Welcome to the second of a series of articles on game technology from the XNA group at Microsoft. Last month’s article by Frank Savage discussed features of the newly released XNA Game Studio 2.0, the XNA group’s managed code SDK for community-built games. This month, we turn our attention to the work the XNA team has been doing for native code development in the area of audio technology as we discuss the new cross-platform audio library for Windows and Xbox 360: XAudio2.
A bit of history first: The year is 1995. An Intel Pentium processor running at 133MHz is bleeding-edge and ISA is the standard PC interface. “Google” means “10 to the hundredth power,” Bill Clinton is starting his second term and “Braveheart” wins the Oscar for best picture. In September of that year, Microsoft releases a new technology for Windows games called DirectX.
Since then, DirectX, and its audio component DirectSound, have allowed game programmers to write to a single API set that works across any hardware with a DirectX-compatible driver. The DirectX model continues to be used today and is by far the most popular native-code game development environment.
Back when DirectX began, DirectSound provided two important functions. First, it provided a simple software mixer, allowing a game running on Intel 486 and Pentium-class CPUs to play and mix sounds in software. Second, it provided a means for games to easily take advantage of any DirectX-compatible audio cards to off-load the CPU for audio processing, particularly 3D audio processing. The buffer metaphor used by DirectSound and the on-board sound memory reflected the slow ISA bus and the architecture of the sound cards of the day.

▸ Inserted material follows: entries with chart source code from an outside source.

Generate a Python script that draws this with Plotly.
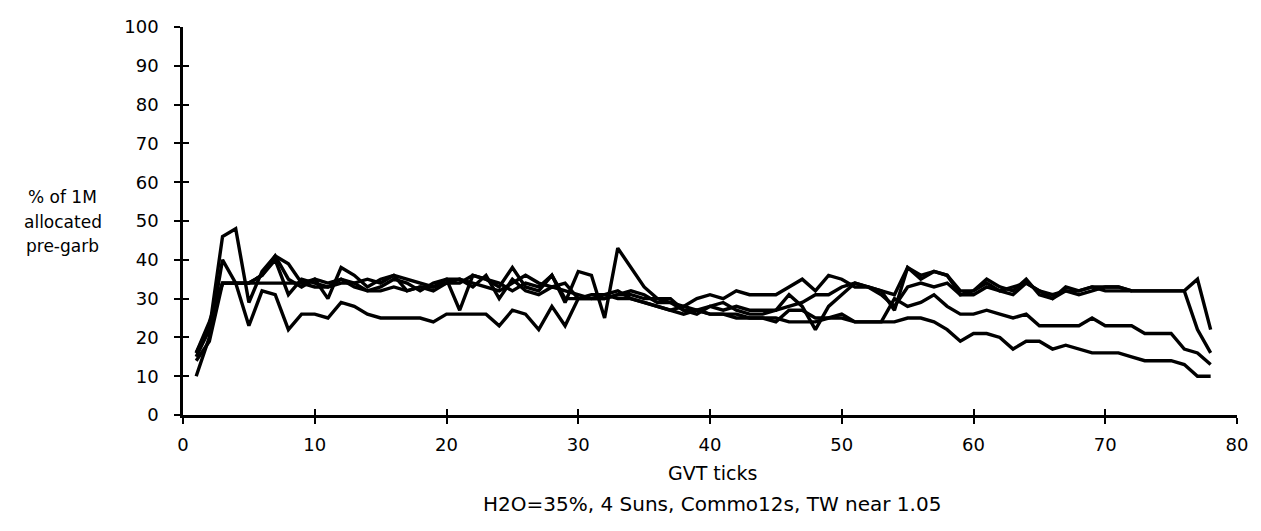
import plotly.graph_objects as go

x_all = list(range(1, 79))
x_e = list(range(1, 73))

series_a = [15,22,46,48,29,37,41,39,34,35, 30,38,36,33,35,36,32,33,32,34,
            34,36,35,33,38,33,32,36,30,30, 30,30,31,32,31,29,29,28,30,31,
            30,32,31,31,31,33,35,32,36,35, 33,33,32,31,38,35,37,36,31,32,
            35,33,32,35,31,30,33,32,33,33, 33,32,32,32,32,32,35,22]
series_b = [16,24,34,34,34,36,40,31,35,34, 33,35,33,32,33,35,34,32,34,35,
            27,36,35,34,32,34,33,36,29,37, 36,25,43,38,33,30,30,27,26,28,
            27,28,27,27,27,31,28,22,28,31, 34,33,32,27,38,36,37,36,32,32,
            34,32,33,34,32,31,32,31,32,33, 33,32,32,32,32,32,22,16]
series_c = [10,20,40,34,23,32,31,22,26,26, 25,29,28,26,25,25,25,25,24,26,
            26,26,26,23,27,26,22,28,23,30, 30,30,31,31,30,30,29,27,27,26,
            26,26,25,25,24,27,27,25,25,26, 24,24,24,30,28,29,31,28,26,26,
            27,26,25,26,23,23,23,23,25,23, 23,23,21,21,21,17,16,13]
series_d = [14,19,34,34,34,34,34,34,34,33, 33,34,34,32,32,33,32,33,33,35,
            35,34,33,32,34,36,34,33,34,30, 31,31,30,30,29,28,27,28,27,26,
            26,25,25,25,25,24,24,24,25,25, 24,24,24,24,25,25,24,22,19,21,
            21,20,17,19,19,17,18,17,16,16, 16,15,14,14,14,13,10,10]
series_e = [16,23,34,34,34,36,41,35,33,35, 34,35,34,35,34,36,35,34,33,34,
            35,33,36,30,35,32,31,33,32,31, 30,31,32,30,29,28,27,26,27,28,
            29,27,26,26,27,28,29,31,31,33, 34,33,31,28,33,34,33,34,31,31,
            33,32,31,34,32,30,32,32,33,32, 32,32]

x_ticks = [0, 10, 20, 30, 40, 50, 60, 70, 80]
y_ticks = [0, 10, 20, 30, 40, 50, 60, 70, 80, 90, 100]
y_title_lines = ["% of 1M", "allocated", "pre-garb"]
x_title = "GVT ticks"
subtitle = "H2O=35%, 4 Suns, Commo12s, TW near 1.05"

FONT = "DejaVu Sans, Verdana, sans-serif"

fig = go.Figure()
for xs, ys in [(x_all, series_a), (x_all, series_b), (x_all, series_c),
               (x_all, series_d), (x_e, series_e)]:
    fig.add_trace(go.Scatter(x=xs, y=ys, mode="lines",
                             line=dict(color="black", width=3.4),
                             showlegend=False, hoverinfo="skip"))
# dummy trace so the overlay axes (inner half of the crossing ticks) are drawn
fig.add_trace(go.Scatter(x=[None], y=[None], xaxis="x2", yaxis="y2",
                         showlegend=False, hoverinfo="skip"))

axis_common = dict(showgrid=False, zeroline=False, linecolor="black",
                   linewidth=2.5, ticks="outside", ticklen=6, tickwidth=2,
                   tickcolor="black", ticklabeloverflow="allow",
                   tickfont=dict(family=FONT, size=18, color="black"))
inner_common = dict(showticklabels=False, showgrid=False, zeroline=False,
                    showline=False, ticks="inside", ticklen=6, tickwidth=2,
                    tickcolor="black")

annotations = []
for i, line in enumerate(y_title_lines):
    annotations.append(dict(text=line, xref="paper", yref="paper",
                            x=-0.1139, y=0.561 - i * 0.0627,
                            xanchor="center", yanchor="middle", showarrow=False,
                            font=dict(family=FONT, size=17, color="black")))
annotations.append(dict(text=x_title, xref="paper", yref="paper",
                        x=0.502, y=-0.150, xanchor="center", yanchor="middle",
                        showarrow=False, font=dict(family=FONT, size=19, color="black")))
annotations.append(dict(text=subtitle, xref="paper", yref="paper",
                        x=0.502, y=-0.2306, xanchor="center", yanchor="middle",
                        showarrow=False, font=dict(family=FONT, size=20, color="black")))

fig.update_layout(
    width=1253, height=523,
    paper_bgcolor="white", plot_bgcolor="white",
    margin=dict(l=175, r=24, t=8, b=116),
    xaxis=dict(range=[0, 80], tickvals=x_ticks, showline=True,
               ticklabelstandoff=6, **axis_common),
    yaxis=dict(range=[0, 100], tickvals=y_ticks, showline=True,
               ticklabelstandoff=12, **axis_common),
    xaxis2=dict(range=[0, 80], tickvals=x_ticks, overlaying="x", side="bottom",
                **inner_common),
    yaxis2=dict(range=[0, 100], tickvals=y_ticks, overlaying="y", side="left",
                **inner_common),
    annotations=annotations,
)

fig.write_html("out.html")
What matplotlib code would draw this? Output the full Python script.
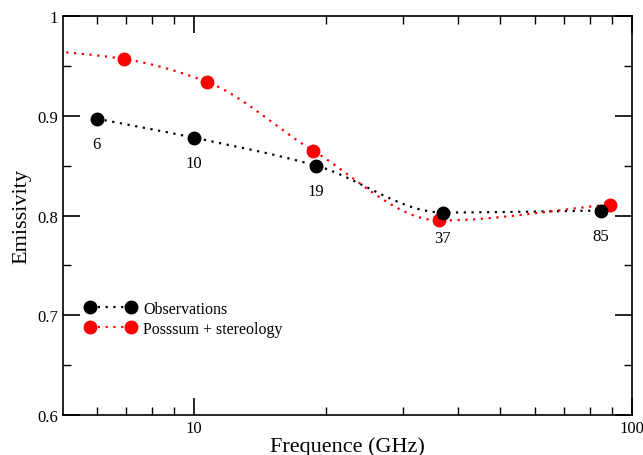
import numpy as np
import matplotlib
matplotlib.use("Agg")
import matplotlib.pyplot as plt
from matplotlib.ticker import FixedLocator, NullFormatter, FixedFormatter

obs_freq = [6.0, 10.0, 19.0, 37.0, 85.0]
obs_emis = [0.897, 0.878, 0.850, 0.803, 0.805]
obs_labels = ["6", "10", "19", "37", "85"]

mod_freq = [4.0, 6.9, 10.7, 18.7, 36.3, 89.0]
mod_emis = [0.968, 0.957, 0.934, 0.865, 0.795, 0.811]

plt.rcParams['font.family'] = ['Liberation Serif', 'DejaVu Serif']


def smooth(xs, ys, n=40):
    # monotone cubic (Fritsch-Carlson) in log-x space
    x = np.log10(np.asarray(xs, float))
    y = np.asarray(ys, float)
    h = np.diff(x)
    d = np.diff(y) / h
    m = np.zeros_like(y)
    m[0], m[-1] = d[0], d[-1]
    for i in range(1, len(y) - 1):
        if d[i - 1] * d[i] <= 0:
            m[i] = 0.0
        else:
            w1 = 2 * h[i] + h[i - 1]
            w2 = h[i] + 2 * h[i - 1]
            m[i] = (w1 + w2) / (w1 / d[i - 1] + w2 / d[i])
    ox, oy = [], []
    for i in range(len(h)):
        t = np.linspace(0, 1, n, endpoint=False)
        h00 = 2 * t**3 - 3 * t**2 + 1
        h10 = t**3 - 2 * t**2 + t
        h01 = -2 * t**3 + 3 * t**2
        h11 = t**3 - t**2
        ox.extend(x[i] + t * h[i])
        oy.extend(h00 * y[i] + h10 * h[i] * m[i] + h01 * y[i + 1] + h11 * h[i] * m[i + 1])
    ox.append(x[-1]); oy.append(y[-1])
    return 10 ** np.array(ox), np.array(oy)


fig = plt.figure(figsize=(6.43, 4.56), dpi=100)
ax = fig.add_axes([0.098, 0.0877, 0.885, 0.875])
ax.set_xscale('log')
ax.set_xlim(5.02, 100)
ax.set_ylim(0.6, 1.0)

dot = (0, (1, 2.5))
sx, sy = smooth(obs_freq, obs_emis)
ax.plot(sx, sy, color='black', ls=dot, lw=1.6)
sx, sy = smooth(mod_freq, mod_emis)
ax.plot(sx, sy, color='red', ls=dot, lw=1.6)

ax.plot(mod_freq, mod_emis, 'o', color='red', ms=9, zorder=3)
ax.plot(obs_freq, obs_emis, 'o', color='black', ms=9, zorder=3)

for f, e, lab in zip(obs_freq, obs_emis, obs_labels):
    ax.annotate(lab, (f, e), xytext=(0, -18.5), textcoords='offset points',
                ha='center', va='center', fontsize=12)

# legend proxies
h1, = ax.plot([], [], 'o', color='black', ms=9, ls=dot, lw=1.6)
h2, = ax.plot([], [], 'o', color='red', ms=9, ls=dot, lw=1.6)
ax.legend([h1, h2], ['Observations', 'Posssum + stereology'], loc='lower left',
          bbox_to_anchor=(0.013, 0.16), frameon=False, numpoints=2,
          handlelength=3.2, handletextpad=0.45, fontsize=11.5, labelspacing=0.25)

ax.xaxis.set_major_locator(FixedLocator([10, 100]))
ax.xaxis.set_major_formatter(FixedFormatter(['10', '100']))
ax.xaxis.set_minor_locator(FixedLocator([6, 7, 8, 9, 20, 30, 40, 50, 60, 70, 80, 90]))
ax.xaxis.set_minor_formatter(NullFormatter())
ax.set_yticks([0.6, 0.7, 0.8, 0.9, 1.0])
ax.set_yticklabels(['0.6', '0.7', '0.8', '0.9', '1'])
ax.set_yticks([0.65, 0.75, 0.85, 0.95], minor=True)
ax.tick_params(which='both', direction='in', top=True, right=True, labelsize=12)
ax.tick_params(which='major', length=12, width=1.2)
ax.tick_params(which='minor', length=6, width=1.0)
for s in ax.spines.values():
    s.set_linewidth(1.2)

ax.set_xlabel('Frequence (GHz)', fontsize=16, labelpad=0)
ax.set_ylabel('Emissivity', fontsize=16, labelpad=4)

fig.savefig('out.png', dpi=100)
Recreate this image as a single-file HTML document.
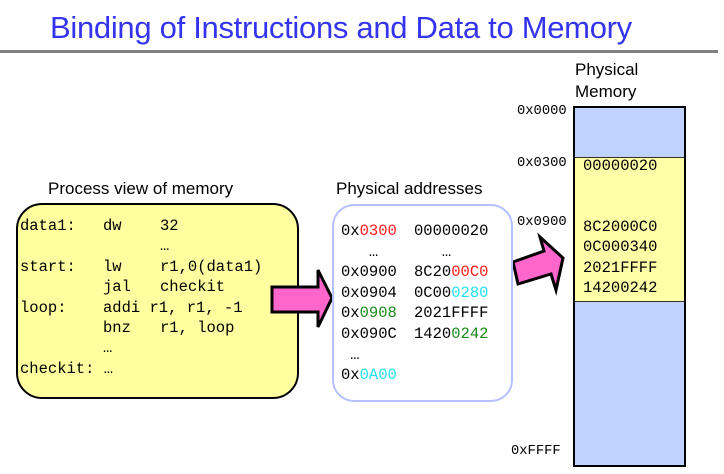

Over the following dozen years, some major changes occurred in game audio. First and most obvious, the power of the main CPU in PCs and game consoles increased dramatically. In addition to the clock speed increases from 133 MHz to 3 GHz, the nature of the CPUs themselves changed. With the introduction of MMX and SSE/SSE2, the number of instructions per clock cycle also increased. Audio processing is particularly well-suited to take advantage of these parallel vector processing architectures.
The cherry on top, from a processing-power perspective, is the move to multi-core, hyper-threaded systems. Add it all up, and the amount of CPU processing available for audio has increased by nearly a factor of 100 since DirectSound was first introduced. The end result: today’s CPUs are more than capable of creating extremely compelling game audio all on their own.
The second change in the game audio industry is the nature of game audio itself. When DirectSound was introduced, game audio was generally quite simplistic: when a game event happened, such as a gunshot, the game would play a gunshot wave that was loaded into a DirectSound buffer. The game could set pitch and volume, and also define a roll-off curve with distance by using the DirectSound3D API—but that’s about as fancy as things got. Sixteen or so concurrent sounds were considered plenty.
Today, sound designers and composers have moved well beyond the simplistic notion of just playing a wave file in response to a game event. Sounds are now often composed of multiple wave files, played simultaneously, each with their own pitch and volume. Imagine an explosion sound that is not just a simple recording of an explosion, but rather a combination of the initial low boom, a higher-pitched crack, and a longer tail.
By combining these individual elements at run-time instead of pre-mixing them into a single wave file, a game can create much more variety in sound effects by separately varying the pitch and volume of each component as it’s played back during the game. A more extreme example is found in modern racing games, which can use as many as 60 waves for each car.
We’ve certainly come a long way from the “one sound equals one wave file” notion of game sounds! In addition to composite sounds, environmental modeling—the emulation of audio environments—is now a staple in game sound. This requires flexible reverberation for room simulation, as well as filtering for occlusion and obstruction effects.
Though it supported some of these new audio needs through DirectSound’s property set extension mechanism, DirectSound’s underlying architecture didn’t have the flexibility to support them all by itself. To meet the changing needs of game audio developers, DirectSound was enhanced to provide basic digital signal processing (DSP) support in the 1999 release of DirectX 8. Although DirectSound 8 allowed a developer to add software DSP effects to a DirectSound buffer, the overall buffer-based architecture of DirectSound remained essentially intact.